* _Task details_: Copy all lines of the listing that include the string "with".
# Records provided start
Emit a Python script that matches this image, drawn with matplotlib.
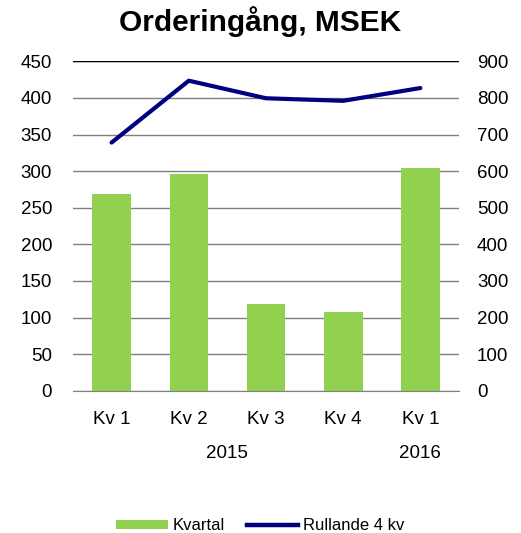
import matplotlib
matplotlib.use("Agg")
import matplotlib.pyplot as plt
from matplotlib.lines import Line2D
from matplotlib.patches import Patch

quarters = ["Kv 1", "Kv 2", "Kv 3", "Kv 4", "Kv 1"]
years = ["2015", "2016"]
year_spans = [(0, 4), (4, 5)]
kvartal = [269, 296, 118, 107, 304]
rullande = [678, 847, 799, 792, 827]
left_ticks = [0, 50, 100, 150, 200, 250, 300, 350, 400, 450]
right_ticks = [0, 100, 200, 300, 400, 500, 600, 700, 800, 900]

plt.rcParams['font.family'] = ['Liberation Sans', 'DejaVu Sans']

fig = plt.figure(figsize=(5.21, 5.33), dpi=100)
ax = fig.add_axes([73/521, 1 - 390.7/533, 386/521, 329.4/533])
ax2 = ax.twinx()

x = list(range(len(quarters)))
ax.bar(x, kvartal, width=0.5, color="#92D050", zorder=2)
ax.set_xlim(-0.5, len(quarters) - 0.5)
ax.set_ylim(0, 450)
ax.set_yticks(left_ticks)
ax.set_yticklabels([str(t) for t in left_ticks], fontsize=13.5)
ax.yaxis.grid(True, color="#808080", linewidth=1, zorder=0)
ax.set_axisbelow(True)
ax.tick_params(axis="y", length=0, pad=15)
ax.tick_params(axis="x", length=0, pad=14.5)
ax.set_xticks(x)
ax.set_xticklabels(quarters, fontsize=13.5)
for s in ["top", "left", "right"]:
    ax.spines[s].set_visible(False)
ax.spines["bottom"].set_color("#808080")

ax2.plot(x, rullande, color="#000080", linewidth=3, solid_capstyle="round", zorder=3)
ax2.set_ylim(0, 900)
ax2.set_yticks(right_ticks)
ax2.set_yticklabels([str(t) for t in right_ticks], fontsize=13.5)
ax2.tick_params(axis="y", length=0, pad=13)
for s in ["top", "left", "right", "bottom"]:
    ax2.spines[s].set_visible(False)
ax.axhline(450, color="black", linewidth=1, zorder=1)

for yr, (a, b) in zip(years, year_spans):
    xc = (a - 0.5 + b - 0.5) / 2
    ax.text(xc, -0.19, yr, transform=ax.get_xaxis_transform(), ha="center",
            va="center", fontsize=13.5)

fig.text(0.5, 1 - 22/533, "Orderingång, MSEK", ha="center", va="center",
         fontsize=21.5, fontweight="bold")

handles = [Patch(facecolor="#92D050", edgecolor="none"),
           Line2D([0], [0], color="#000080", linewidth=3.2)]
fig.legend(handles, ["Kvartal", "Rullande 4 kv"], loc="center",
           bbox_to_anchor=(0.5, 1 - 526/533), ncol=2, frameon=False,
           fontsize=12, handlelength=3.1, handleheight=0.45, columnspacing=1.3,
           handletextpad=0.3, borderpad=0)

fig.savefig("out.png", dpi=100)
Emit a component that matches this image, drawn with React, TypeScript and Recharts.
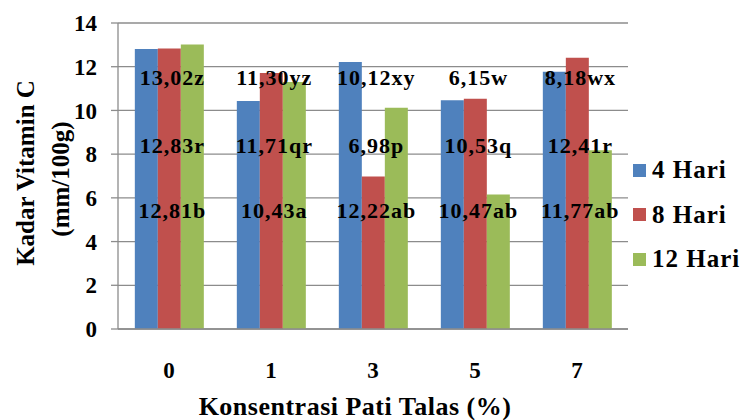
import { BarChart, Bar, XAxis, YAxis, CartesianGrid, Legend, LabelList } from 'recharts'

const categories = ['0', '1', '3', '5', '7']
const hari4 = [12.81, 10.43, 12.22, 10.47, 11.77]
const hari8 = [12.83, 11.71, 6.98, 10.53, 12.41]
const hari12 = [13.02, 11.3, 10.12, 6.15, 8.18]
const labels4 = ['12,81b', '10,43a', '12,22ab', '10,47ab', '11,77ab']
const labels8 = ['12,83r', '11,71qr', '6,98p', '10,53q', '12,41r']
const labels12 = ['13,02z', '11,30yz', '10,12xy', '6,15w', '8,18wx']
// data-unit height where each row of labels sits
const labelLevels = [5.4, 8.4, 11.5]
const yTicks = [0, 2, 4, 6, 8, 10, 12, 14]

const data = categories.map((c, i) => ({
  name: c,
  h4: hari4[i],
  h8: hari8[i],
  h12: hari12[i],
}))

const series = [
  { key: 'h4', name: '4 Hari', color: '#4F81BD', labels: labels4 },
  { key: 'h8', name: '8 Hari', color: '#C0504D', labels: labels8 },
  { key: 'h12', name: '12 Hari', color: '#9BBB59', labels: labels12 },
]

const font = "'Liberation Serif', 'Times New Roman', Times, serif"
const textStyle = { fontFamily: font, fontWeight: 700, fill: '#000' }

const makeLabel = (s: number) => (props: any) => {
  const { x, y, width, height, value, index } = props
  if (!value) return null
  const base = y + height
  const ppu = height / value
  const cx = x + width / 2 + (1 - s) * width + 3
  const cy = base - labelLevels[s] * ppu
  return (
    <text
      key={index}
      x={cx}
      y={cy}
      textAnchor="middle"
      dominantBaseline="central"
      style={{ ...textStyle, fontSize: 22, letterSpacing: 1 }}
    >
      {series[s].labels[index]}
    </text>
  )
}

const YTitle = (props: any) => {
  const { viewBox } = props
  const cy = viewBox.y + viewBox.height / 2
  return (
    <g>
      <text
        x={25}
        y={cy - 3}
        transform={`rotate(-90 25 ${cy - 3})`}
        textAnchor="middle"
        dominantBaseline="central"
        style={{ ...textStyle, fontSize: 25 }}
      >
        Kadar Vitamin C
      </text>
      <text
        x={60}
        y={cy + 3}
        transform={`rotate(-90 60 ${cy + 3})`}
        textAnchor="middle"
        dominantBaseline="central"
        style={{ ...textStyle, fontSize: 25 }}
      >
        (mm/100g)
      </text>
    </g>
  )
}

const XTitle = (props: any) => {
  const { viewBox } = props
  const cx = viewBox.x + viewBox.width / 2 - 18
  return (
    <text
      x={cx}
      y={406}
      textAnchor="middle"
      dominantBaseline="central"
      style={{ ...textStyle, fontSize: 26, letterSpacing: 0.5 }}
    >
      Konsentrasi Pati Talas (%)
    </text>
  )
}

const LegendBox = () => (
  <div style={{ fontFamily: font, fontWeight: 700, fontSize: 25, letterSpacing: 1, width: 108, whiteSpace: 'nowrap' }}>
    {series.map((s) => (
      <div key={s.key} style={{ display: 'flex', alignItems: 'center', height: 44.5 }}>
        <span style={{ width: 13, height: 13, background: s.color, marginRight: 6, flex: 'none' }} />
        <span>{s.name}</span>
      </div>
    ))}
  </div>
)

export default function App() {
  return (
    <div style={{ position: 'absolute', left: 0, top: 0, width: 741, height: 420, background: '#fff' }}>
      <BarChart
        width={741}
        height={420}
        data={data}
        margin={{ top: 23, right: 5, left: 0, bottom: 0 }}
        barCategoryGap="16.5%"
        barGap={0}
      >
        <CartesianGrid vertical={false} stroke="#8c8c8c" strokeWidth={1.3} />
        <XAxis
          dataKey="name"
          height={91}
          tickLine={false}
          axisLine={{ stroke: '#8c8c8c', strokeWidth: 1.3 }}
          tickMargin={27}
          tick={{ ...textStyle, fontSize: 23 }}
          label={<XTitle />}
        />
        <YAxis
          width={118}
          domain={[0, 14]}
          ticks={yTicks}
          interval={0}
          tickSize={7}
          tickMargin={14}
          tickLine={{ stroke: '#8c8c8c', strokeWidth: 1.3 }}
          axisLine={{ stroke: '#8c8c8c', strokeWidth: 1.3 }}
          tick={{ ...textStyle, fontSize: 23 }}
          label={<YTitle />}
        />
        <Legend
          layout="vertical"
          align="right"
          verticalAlign="middle"
          content={<LegendBox />}
          wrapperStyle={{ left: 633, top: 148, width: 108 }}
        />
        {series.map((s, i) => (
          <Bar key={s.key} dataKey={s.key} name={s.name} fill={s.color} isAnimationActive={false}>
            <LabelList dataKey={s.key} content={makeLabel(i)} />
          </Bar>
        ))}
      </BarChart>
    </div>
  )
}
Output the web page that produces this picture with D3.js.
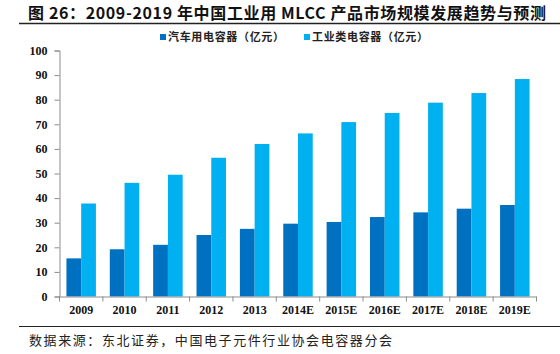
<!DOCTYPE html>
<html>
<head>
<meta charset="utf-8">
<script src="https://cdn.jsdelivr.net/npm/d3@7"></script>
<style>
  body { margin: 0; background: #fff; }
  svg { display: block; }
</style>
</head>
<body>
<div class="canvas"></div>
<script>
// data
const years = ['2009', '2010', '2011', '2012', '2013', '2014E', '2015E', '2016E', '2017E', '2018E', '2019E'];
const autoCaps = [15.5, 19.2, 21, 25, 27.5, 29.6, 30.3, 32.3, 34.2, 35.7, 37.2];
const industryCaps = [37.8, 46.2, 49.5, 56.4, 62, 66.3, 70.9, 74.6, 78.8, 82.7, 88.4];
const seriesNames = ['汽车用电容器（亿元）', '工业类电容器（亿元）'];
const colors = ['#0070C0', '#00B0F0'];
const yTicks = [0, 10, 20, 30, 40, 50, 60, 70, 80, 90, 100];

const dims = { width: 560, height: 354 };
const plot = { left: 59.5, right: 536.5, top: 50.5, bottom: 296.5 };
const axisColor = '#8c8c8c';
const serif = '"Liberation Serif", "Times New Roman", serif';
const cjk = '"Noto Sans CJK SC", sans-serif';

const svg = d3.select('.canvas')
    .append('svg')
    .attr('width', dims.width)
    .attr('height', dims.height);

// title
svg.append('text')
    .attr('x', 28)
    .attr('y', 19)
    .attr('font-family', cjk)
    .attr('font-weight', 'bold')
    .attr('font-size', 16)
    .attr('textLength', 518)
    .attr('fill', '#111')
    .text('图 26：2009-2019 年中国工业用 MLCC 产品市场规模发展趋势与预测');

svg.append('line')
    .attr('x1', 19).attr('x2', 560)
    .attr('y1', 23.5).attr('y2', 23.5)
    .attr('stroke', '#222').attr('stroke-width', 1.5);

// scales
const x0 = d3.scaleBand()
    .domain(years)
    .range([plot.left, plot.right])
    .paddingInner(0.32)
    .paddingOuter(0.16);

const x1 = d3.scaleBand()
    .domain([0, 1])
    .range([0, x0.bandwidth()]);

const y = d3.scaleLinear()
    .domain([0, 100])
    .range([plot.bottom, plot.top]);

// bars
const groups = svg.append('g')
    .selectAll('g')
    .data(years)
    .enter()
    .append('g')
        .attr('transform', d => `translate(${x0(d)},0)`);

groups.selectAll('rect')
    .data((d, i) => [autoCaps[i], industryCaps[i]])
    .enter()
    .append('rect')
        .attr('x', (d, i) => x1(i))
        .attr('y', d => y(d))
        .attr('width', x1.bandwidth())
        .attr('height', d => y(0) - y(d))
        .attr('fill', (d, i) => colors[i]);

// y axis
const yAxis = svg.append('g')
    .attr('transform', `translate(${plot.left},0)`)
    .call(d3.axisLeft(y).tickValues(yTicks).tickSize(5).tickPadding(7));

yAxis.select('.domain').attr('stroke', axisColor);
yAxis.selectAll('.tick line').attr('stroke', axisColor);
yAxis.selectAll('.tick text')
    .attr('font-family', serif)
    .attr('font-weight', 'bold')
    .attr('font-size', 12)
    .attr('fill', '#111');

// x axis
const xAxis = svg.append('g')
    .attr('transform', `translate(0,${plot.bottom})`)
    .call(d3.axisBottom(x0).tickSize(0).tickPadding(9).tickSizeOuter(0));

xAxis.select('.domain').attr('stroke', axisColor);
xAxis.selectAll('.tick text')
    .attr('font-family', serif)
    .attr('font-weight', 'bold')
    .attr('font-size', 12)
    .attr('fill', '#111');

// category boundary ticks
const step = x0.step();
const bounds = d3.range(years.length + 1).map(i => plot.left + i * step);
svg.append('g')
    .selectAll('line')
    .data(bounds)
    .enter()
    .append('line')
        .attr('x1', d => d).attr('x2', d => d)
        .attr('y1', plot.bottom).attr('y2', plot.bottom + 5)
        .attr('stroke', axisColor);

// legend
const legendX = [160, 304];
const legend = svg.append('g')
    .selectAll('g')
    .data(seriesNames)
    .enter()
    .append('g')
        .attr('transform', (d, i) => `translate(${legendX[i]},34)`);

legend.append('rect')
    .attr('width', 6).attr('height', 6)
    .attr('fill', (d, i) => colors[i]);

legend.append('text')
    .attr('x', 8)
    .attr('y', 7)
    .attr('font-family', cjk)
    .attr('font-weight', 'bold')
    .attr('font-size', 11)
    .attr('textLength', 116)
    .attr('fill', '#222')
    .text(d => d);

// bottom rule and source
svg.append('line')
    .attr('x1', 19).attr('x2', 560)
    .attr('y1', 326.5).attr('y2', 326.5)
    .attr('stroke', '#222').attr('stroke-width', 1.2);

svg.append('text')
    .attr('x', 29)
    .attr('y', 345)
    .attr('font-family', cjk)
    .attr('font-size', 13)
    .attr('textLength', 363)
    .attr('fill', '#222')
    .text('数据来源：东北证券，中国电子元件行业协会电容器分会');
</script>
</body>
</html>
# Records provided end
* _Exercise response_:
Emit a Python script that matches this image, drawn with matplotlib.
Emit a component that matches this image, drawn with React, TypeScript and Recharts.
Output the web page that produces this picture with D3.js.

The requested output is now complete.